Experimental evaluation of the mechanical strengths and the thermal conductivity of GGBFS and silica fume based alkali-activated concrete

Alkali-activated concrete (AAC) could be a solution to use a cement-less binder and recycled materials for producing concrete reducing the carbon dioxide emission and the demand for raw materials, respectively. In addition to the environmental aspect, AACs can achieve mechanical characteristics higher than those of ordinary Portland concrete (OPC) but also an improvement of the thermal insulation capacity. Despite the positive results available in the scientific literature, the use of AACs in construction practice is still limited mainly due to the absence of codification for the mix design and consequently of specific design rules. In this paper, AAC produced by ground-granulated blast-furnace slag (GGBFS) and silica fume is investigated for the production of structural elements and to discuss the reliability of formulations for evaluating mechanical properties, necessary for structural design.

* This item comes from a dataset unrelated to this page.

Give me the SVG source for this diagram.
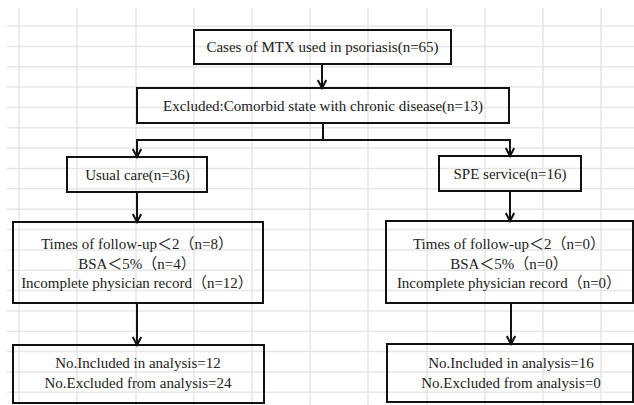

The mechanical strengths (compression strength, tensile strength, flexural strength) are evaluated by experimental tests according to different curing times (7, 14, 28, 90 days) in ambient conditions and the thermal conductivity is measured to understand the effect that the material could have on thermal losses for a sustainable building perspective. The results showed that AAC strengths depend on the curing time and the exposure conditions, and the insulation properties can be improved compared to the traditional Portland cement with the proposed composition.